Ma qual è, sull’intricata vicenda fin qui descritta, la posizione del sindacato? Per la Fisac Cgil, che auspica l’abolizione o quanto meno la drastica riduzione dell’uso del contante come fattore anticorruzione e antievasione, le criptovalute, in qualità di moneta elettronica, possono assolvere a questo compito? Il fatto è che, in assenza di qualsiasi regolamentazione e garantite dall’anonimato, le criptovalute oggi rappresentano potenzialmente un diffuso paradiso fiscale su web e una ghiotta occasione di riciclaggio. Negli Usa è allo studio un disegno di legge per bloccare l’evasione fiscale e imporre l’antiriciclaggio anche alle criptovalute, mentre si stanno sviluppando dei software per stanare gli evasori.

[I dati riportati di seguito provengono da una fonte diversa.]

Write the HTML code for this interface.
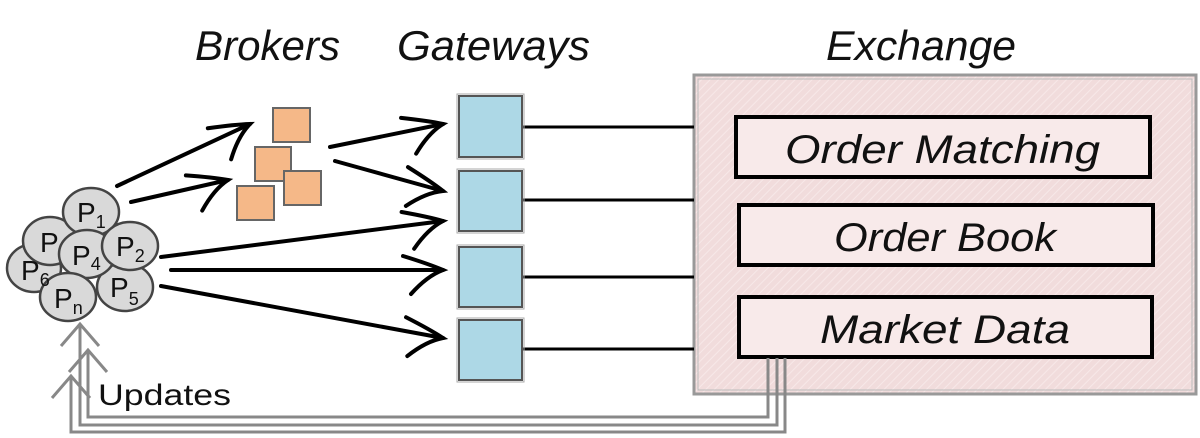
<!DOCTYPE html>
<html><head><meta charset="utf-8"><style>
html,body{margin:0;padding:0;background:#fff}
svg{display:block}
text{font-family:"Liberation Sans",sans-serif;font-style:italic;fill:#111}
</style></head><body>
<svg width="1200" height="438" viewBox="0 0 1200 438" xmlns="http://www.w3.org/2000/svg">
<defs>
<pattern id="hp" width="6" height="6" patternUnits="userSpaceOnUse" patternTransform="rotate(45)">
<rect width="6" height="6" fill="#f1dcdc"/><line x1="0" y1="0" x2="0" y2="6" stroke="#f7e8e8" stroke-width="2"/>
</pattern>
<g id="ah"><path d="M-40,-14 Q-14,-6 0,0 Q-16,6 -32,24" fill="none" stroke="#000" stroke-width="4" stroke-linecap="round"/></g>
<g id="gh"><path d="M-19,22 L0,0 L19,22" fill="none" stroke="#888" stroke-width="3"/></g>
</defs>

<text x="195" y="60" font-size="42" textLength="145" lengthAdjust="spacingAndGlyphs">Brokers</text>
<text x="397" y="60" font-size="42" textLength="193" lengthAdjust="spacingAndGlyphs">Gateways</text>
<text x="826" y="60" font-size="42" textLength="190" lengthAdjust="spacingAndGlyphs">Exchange</text>

<rect x="694" y="75" width="502" height="319" fill="url(#hp)" stroke="#999" stroke-width="3"/>
<rect x="698" y="79" width="494" height="311" fill="none" stroke="#bbb" stroke-width="1"/>
<g fill="#f8eaea" stroke="#000" stroke-width="4">
<rect x="736" y="117" width="414" height="60"/>
<rect x="739" y="205" width="414" height="60"/>
<rect x="739" y="297" width="413" height="60"/>
</g>
<text x="785" y="163" font-size="40" textLength="315" lengthAdjust="spacingAndGlyphs">Order Matching</text>
<text x="834" y="251" font-size="40" textLength="222" lengthAdjust="spacingAndGlyphs">Order Book</text>
<text x="820" y="343" font-size="40" textLength="250" lengthAdjust="spacingAndGlyphs">Market Data</text>

<g stroke="#000" stroke-width="3">
<line x1="522" y1="127" x2="694" y2="127"/>
<line x1="522" y1="200" x2="694" y2="200"/>
<line x1="522" y1="277" x2="694" y2="277"/>
<line x1="522" y1="349" x2="694" y2="349"/>
</g>
<g fill="#add8e6" stroke="#555" stroke-width="2">
<rect x="459" y="96" width="63" height="61"/>
<rect x="459" y="171" width="63" height="60"/>
<rect x="459" y="247" width="63" height="60"/>
<rect x="459" y="320" width="63" height="60"/>
</g>
<g fill="none" stroke="#aaa" stroke-width="1">
<rect x="457" y="94" width="67" height="65"/>
<rect x="457" y="169" width="67" height="64"/>
<rect x="457" y="245" width="67" height="64"/>
<rect x="457" y="318" width="67" height="64"/>
</g>

<g fill="#f5b888" stroke="#666" stroke-width="2">
<rect x="273" y="108" width="37" height="34"/>
<rect x="255" y="147" width="36" height="34"/>
<rect x="284" y="171" width="37" height="34"/>
<rect x="237" y="186" width="37" height="34"/>
</g>

<g stroke="#000" stroke-width="4" stroke-linecap="round">
<line x1="117" y1="186" x2="250" y2="124"/>
<line x1="131" y1="202" x2="228" y2="180"/>
<line x1="330" y1="147" x2="443" y2="124"/>
<line x1="335" y1="161" x2="443" y2="191"/>
<line x1="161" y1="257" x2="443" y2="221"/>
<line x1="171" y1="270" x2="443" y2="270"/>
<line x1="161" y1="286" x2="443" y2="338"/>
</g>
<use href="#ah" transform="translate(250,124) rotate(-25)"/>
<use href="#ah" transform="translate(228,180) rotate(-13)"/>
<use href="#ah" transform="translate(443,124) rotate(-11)"/>
<use href="#ah" transform="translate(443,191) rotate(15)"/>
<use href="#ah" transform="translate(443,221) rotate(-7)"/>
<use href="#ah" transform="translate(443,270)"/>
<use href="#ah" transform="translate(443,338) rotate(10)"/>

<g fill="#d9d9d9" stroke="#444" stroke-width="2.5">
<ellipse cx="34" cy="268" rx="27" ry="24"/>
<ellipse cx="50" cy="241" rx="27" ry="24"/>
<ellipse cx="125" cy="287" rx="28" ry="24"/>
<ellipse cx="91" cy="212" rx="28" ry="24"/>
<ellipse cx="87" cy="254" rx="28" ry="24"/>
<ellipse cx="130" cy="246" rx="28" ry="24"/>
<ellipse cx="68" cy="297" rx="28" ry="24"/>
</g>
<g fill="#222">
<text x="21" y="280" font-size="28" style="font-style:normal">P<tspan font-size="18" dy="6">6</tspan></text>
<text x="40" y="252" font-size="28" style="font-style:normal">P</text>
<text x="110" y="297" font-size="28" style="font-style:normal">P<tspan font-size="18" dy="8">5</tspan></text>
<text x="77" y="222" font-size="28" style="font-style:normal">P<tspan font-size="18" dy="6">1</tspan></text>
<text x="72" y="265" font-size="28" style="font-style:normal">P<tspan font-size="18" dy="5">4</tspan></text>
<text x="116" y="256" font-size="28" style="font-style:normal">P<tspan font-size="18" dy="6">2</tspan></text>
<text x="54" y="308" font-size="28" style="font-style:normal">P<tspan font-size="18" dy="6">n</tspan></text>
</g>

<g fill="none" stroke="#888" stroke-width="3">
<polyline points="80,324 80,425 777,425 777,358"/>
<polyline points="88,352 88,417 768,417 768,358"/>
<polyline points="71,376 71,432 785,432 785,358"/>
</g>
<use href="#gh" transform="translate(80,324)"/>
<use href="#gh" transform="translate(88,350)"/>
<use href="#gh" transform="translate(71,376)"/>
<text x="98" y="405" font-size="30" style="font-style:normal" textLength="133" lengthAdjust="spacingAndGlyphs">Updates</text>
</svg>
</body></html>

E in Italia? Nel nostro Paese nel 2015 la Polizia postale ha sequestrato migliaia di portafogli elettronici utilizzati per riciclare proventi da traffico di armi, droghe e altri illeciti. Tramite prestanome, su piattaforme sicure come PayPal e con carte prepagate, possono essere trasferiti fondi e acquistate criptovalute, rivendute poi in pacchetti, riciclando in poche ore migliaia di euro. Per contro, la Bitcoin Foundation Italia replica che in realtà si sta creando un allarme mediatico non avvalorato dai dati, peraltro molto difficili da reperire. Secondo Bfi a venir garantito è lo pseudoanonimato e non l’anonimato, mentre è possibile risalire al possessore reale anche tramite software specializzati. Sta di fatto che a fine 2016 nessuna indagine della magistratura italiana è stata in grado di rintracciare chi si nasconde dietro gli intermediari del riciclaggio virtuale. Quel che è certo è che c’è molto da fare, e che non può essere fatto con i tempi del secolo scorso, sia in termini di adeguamento da parte del legislatore che di controllo da parte degli enti preposti (operatori finanziari, banche, Banca d’Italia).

Perché la verità è che questa bolla che sta gonfiandosi, totalmente slegata da produzione e merci, fuori controllo, generata da algoritmi, ci riguarda, perché nelle crisi chi paga di più non è l’oligarchia che l’ha provocata, ma sono gli ultimi, i meno abbienti, la classe dei lavoratori. E mentre le valute a corso legale stanno svalutandosi in rapporto alle criptovalute, mentre queste ultime stanno affermandosi come la maggiore valuta internazionale nelle capitalizzazioni del mercato, è impossibile per le Banche centrali, oltre che per quelle d’affari, restare fuori dal gioco. Ma si tratta di un gioco pericoloso, in quanto in grado di mettere in crisi la sovranità monetaria degli Stati, sostituita da una moneta speculativa in mano a privati, e con la quantità di circolante fuori controllo. Un potenziale fattore di destabilizzazione molto preoccupante, che lascia le redini dell’economia a quelle “acciarpature monetarie” da cui Marx ci metteva in guardia.